What is mesh analysis, and how does it differ from nodal analysis in solving electrical circuits?

Mesh Analysis:

Mesh analysis, also known as loop analysis or loop current analysis, is a method for solving electrical circuits by analyzing the currents flowing in different loops or meshes within the circuit. A mesh is a closed loop in the circuit that does not contain any other closed loops within it. The essential steps of mesh analysis are as follows:

Identify all the meshes in the circuit and assign a unique current variable (loop current) for each mesh.

Write down Kirchhoff's voltage law (KVL) equations for each mesh. These equations are based on the principle that the algebraic sum of voltage drops around any closed loop in a circuit is zero.

Solve the resulting simultaneous equations to find the unknown mesh currents.
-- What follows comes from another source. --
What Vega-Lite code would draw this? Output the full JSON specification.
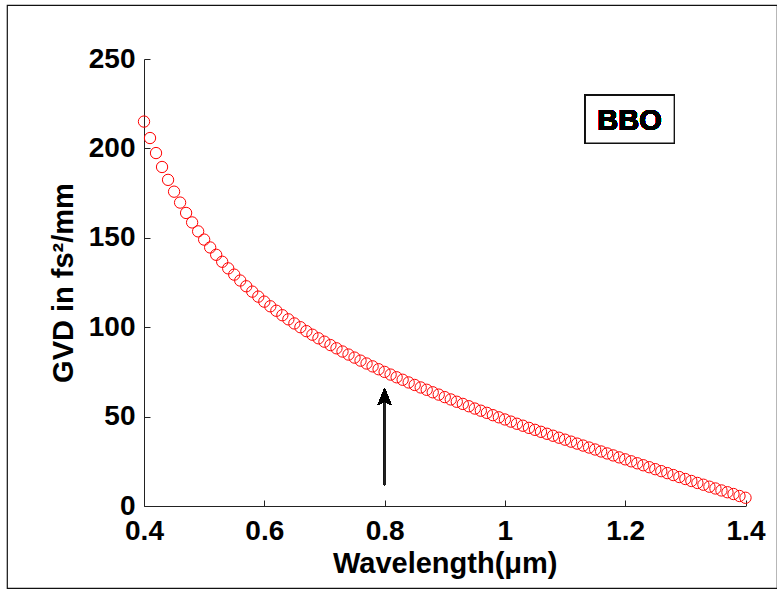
{
  "$schema": "https://vega.github.io/schema/vega-lite/v6.json",
  "autosize": "none",
  "width": 770,
  "height": 583,
  "padding": {"left": 7, "top": 5, "right": 0, "bottom": 3},
  "background": "white",
  "config": {
    "font": "Liberation Sans",
    "view": {"stroke": "#111111", "strokeWidth": 1.2},
    "axis": {
      "grid": false,
      "labelFlush": false,
      "labelOverlap": false,
      "domainColor": "#222222",
      "tickColor": "#222222",
      "tickSize": -6,
      "labelFont": "Liberation Sans",
      "labelFontWeight": "bold",
      "labelFontSize": 28,
      "labelColor": "black",
      "titleFont": "Liberation Sans",
      "titleFontWeight": "bold",
      "titleFontSize": 29,
      "titleColor": "black"
    }
  },
  "data": {"values": [
    {"wavelength": 0.40, "gvd": 215.0}, {"wavelength": 0.41, "gvd": 205.8}, {"wavelength": 0.42, "gvd": 197.4},
    {"wavelength": 0.43, "gvd": 189.6}, {"wavelength": 0.44, "gvd": 182.4}, {"wavelength": 0.45, "gvd": 175.8},
    {"wavelength": 0.46, "gvd": 169.7}, {"wavelength": 0.47, "gvd": 163.9}, {"wavelength": 0.48, "gvd": 158.6},
    {"wavelength": 0.49, "gvd": 153.6}, {"wavelength": 0.50, "gvd": 149.0}, {"wavelength": 0.51, "gvd": 144.6},
    {"wavelength": 0.52, "gvd": 140.5}, {"wavelength": 0.53, "gvd": 136.6}, {"wavelength": 0.54, "gvd": 132.9},
    {"wavelength": 0.55, "gvd": 129.4}, {"wavelength": 0.56, "gvd": 126.1}, {"wavelength": 0.57, "gvd": 122.9},
    {"wavelength": 0.58, "gvd": 119.9}, {"wavelength": 0.59, "gvd": 117.1}, {"wavelength": 0.60, "gvd": 114.3},
    {"wavelength": 0.61, "gvd": 111.7}, {"wavelength": 0.62, "gvd": 109.2}, {"wavelength": 0.63, "gvd": 106.7},
    {"wavelength": 0.64, "gvd": 104.4}, {"wavelength": 0.65, "gvd": 102.1}, {"wavelength": 0.66, "gvd": 100.0},
    {"wavelength": 0.67, "gvd": 97.8}, {"wavelength": 0.68, "gvd": 95.8}, {"wavelength": 0.69, "gvd": 93.8},
    {"wavelength": 0.70, "gvd": 91.9}, {"wavelength": 0.71, "gvd": 90.0}, {"wavelength": 0.72, "gvd": 88.2},
    {"wavelength": 0.73, "gvd": 86.4}, {"wavelength": 0.74, "gvd": 84.7}, {"wavelength": 0.75, "gvd": 83.0},
    {"wavelength": 0.76, "gvd": 81.3}, {"wavelength": 0.77, "gvd": 79.7}, {"wavelength": 0.78, "gvd": 78.1},
    {"wavelength": 0.79, "gvd": 76.5}, {"wavelength": 0.80, "gvd": 75.0}, {"wavelength": 0.81, "gvd": 73.5},
    {"wavelength": 0.82, "gvd": 72.0}, {"wavelength": 0.83, "gvd": 70.6}, {"wavelength": 0.84, "gvd": 69.1},
    {"wavelength": 0.85, "gvd": 67.7}, {"wavelength": 0.86, "gvd": 66.3}, {"wavelength": 0.87, "gvd": 65.0},
    {"wavelength": 0.88, "gvd": 63.6}, {"wavelength": 0.89, "gvd": 62.3}, {"wavelength": 0.90, "gvd": 60.9},
    {"wavelength": 0.91, "gvd": 59.6}, {"wavelength": 0.92, "gvd": 58.3}, {"wavelength": 0.93, "gvd": 57.1},
    {"wavelength": 0.94, "gvd": 55.8}, {"wavelength": 0.95, "gvd": 54.5}, {"wavelength": 0.96, "gvd": 53.3},
    {"wavelength": 0.97, "gvd": 52.1}, {"wavelength": 0.98, "gvd": 50.8}, {"wavelength": 0.99, "gvd": 49.6},
    {"wavelength": 1.00, "gvd": 48.4}, {"wavelength": 1.01, "gvd": 47.2}, {"wavelength": 1.02, "gvd": 46.0},
    {"wavelength": 1.03, "gvd": 44.9}, {"wavelength": 1.04, "gvd": 43.7}, {"wavelength": 1.05, "gvd": 42.6},
    {"wavelength": 1.06, "gvd": 41.5}, {"wavelength": 1.07, "gvd": 40.4}, {"wavelength": 1.08, "gvd": 39.3},
    {"wavelength": 1.09, "gvd": 38.2}, {"wavelength": 1.10, "gvd": 37.1}, {"wavelength": 1.11, "gvd": 36.0},
    {"wavelength": 1.12, "gvd": 34.9}, {"wavelength": 1.13, "gvd": 33.8}, {"wavelength": 1.14, "gvd": 32.7},
    {"wavelength": 1.15, "gvd": 31.6}, {"wavelength": 1.16, "gvd": 30.5}, {"wavelength": 1.17, "gvd": 29.4},
    {"wavelength": 1.18, "gvd": 28.3}, {"wavelength": 1.19, "gvd": 27.2}, {"wavelength": 1.20, "gvd": 26.1},
    {"wavelength": 1.21, "gvd": 25.0}, {"wavelength": 1.22, "gvd": 23.9}, {"wavelength": 1.23, "gvd": 22.8},
    {"wavelength": 1.24, "gvd": 21.7}, {"wavelength": 1.25, "gvd": 20.6}, {"wavelength": 1.26, "gvd": 19.5},
    {"wavelength": 1.27, "gvd": 18.4}, {"wavelength": 1.28, "gvd": 17.3}, {"wavelength": 1.29, "gvd": 16.2},
    {"wavelength": 1.30, "gvd": 15.1}, {"wavelength": 1.31, "gvd": 14.0}, {"wavelength": 1.32, "gvd": 12.9},
    {"wavelength": 1.33, "gvd": 11.9}, {"wavelength": 1.34, "gvd": 10.8}, {"wavelength": 1.35, "gvd": 9.8},
    {"wavelength": 1.36, "gvd": 8.7}, {"wavelength": 1.37, "gvd": 7.7}, {"wavelength": 1.38, "gvd": 6.7},
    {"wavelength": 1.39, "gvd": 5.6}, {"wavelength": 1.40, "gvd": 4.6}
  ]},
  "encoding": {
    "x": {
      "type": "quantitative",
      "scale": {"domain": [0.4, 1.4], "range": [137, 738.5], "nice": false, "zero": false},
      "axis": {
        "title": "Wavelength(μm)",
        "values": [0.4, 0.6, 0.8, 1, 1.2, 1.4],
        "format": "~g",
        "offset": -82,
        "labelPadding": 17,
        "labelBaseline": "top",
        "labelAlign": "center",
        "titleBaseline": "alphabetic",
        "titleX": 437.75,
        "titleY": 66
      }
    },
    "y": {
      "type": "quantitative",
      "scale": {"domain": [0, 250], "range": [501, 54], "nice": false},
      "axis": {
        "title": "GVD in fs²/mm",
        "values": [0, 50, 100, 150, 200, 250],
        "offset": -137,
        "labelPadding": 15,
        "labelBaseline": "middle",
        "titleBaseline": "alphabetic",
        "titleAngle": -90,
        "titleX": -72,
        "titleY": 277.5
      }
    }
  },
  "layer": [
    {
      "mark": {"type": "point", "shape": "circle", "filled": false, "color": "#ff0000", "size": 128, "strokeWidth": 1, "opacity": 1},
      "encoding": {
        "x": {"field": "wavelength"},
        "y": {"field": "gvd"}
      }
    },
    {
      "mark": {"type": "rect", "fill": "white", "stroke": "#111111", "strokeWidth": 1.3},
      "encoding": {
        "x": {"datum": 1.1337},
        "x2": {"datum": 1.2816},
        "y": {"datum": 229.7},
        "y2": {"datum": 203.0}
      }
    },
    {
      "mark": {"type": "text", "text": "BBO", "font": "Liberation Sans", "fontWeight": "bold", "fontSize": 29, "align": "center", "baseline": "alphabetic", "color": "black"},
      "encoding": {
        "x": {"datum": 1.2073},
        "y": {"datum": 210.3}
      }
    },
    {
      "mark": {"type": "rule", "color": "#222222", "strokeWidth": 1.3},
      "encoding": {
        "x": {"datum": 0.8},
        "y": {"datum": 11.7},
        "y2": {"datum": 60}
      }
    },
    {
      "mark": {"type": "point", "shape": "M0,-1L0.8,1L0,0.6L-0.8,1Z", "size": 289, "filled": true, "color": "black", "opacity": 1, "strokeWidth": 0},
      "encoding": {
        "x": {"datum": 0.8},
        "y": {"datum": 61.2}
      }
    }
  ]
}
Once the mesh currents are determined, you can use them to calculate other circuit parameters, such as voltage drops and power dissipation.

Nodal Analysis:

Nodal analysis, also known as node voltage analysis, is a method for solving electrical circuits by analyzing the voltages at different nodes in the circuit. A node is a point in the circuit where two or more circuit elements (resistors, capacitors, etc.) are connected together. The steps involved in nodal analysis are as follows:

Identify all the nodes in the circuit and assign a unique voltage variable (node voltage) for each node except for one reference node, usually chosen as the ground (0V).

Write down Kirchhoff's current law (KCL) equations for each node. These equations are based on the principle that the sum of currents flowing into any node in a circuit is equal to the sum of currents flowing out of that node.

Solve the resulting simultaneous equations to find the unknown node voltages.

Once the node voltages are determined, you can use them to calculate other circuit parameters, such as currents through components and power consumption.

Differences between Mesh Analysis and Nodal Analysis:

Approach: In mesh analysis, the currents flowing in different loops or meshes of the circuit are the primary variables. In nodal analysis, the node voltages are the primary variables.

Equations: Mesh analysis uses KVL to set up equations for each mesh in terms of mesh currents. Nodal analysis uses KCL to set up equations for each node in terms of node voltages.

Applicability: Mesh analysis is generally more suitable for circuits with a relatively small number of meshes but a large number of nodes. On the other hand, nodal analysis is more convenient when dealing with circuits that have a few nodes but many meshes.

Complexity: The complexity of the equations generated in mesh analysis and nodal analysis can vary depending on the specific circuit configuration. In some cases, one method may be more straightforward than the other.

In practice, both mesh analysis and nodal analysis are powerful tools for analyzing and solving electrical circuits, and engineers and students often use a combination of both methods depending on the circuit's complexity and their preferences.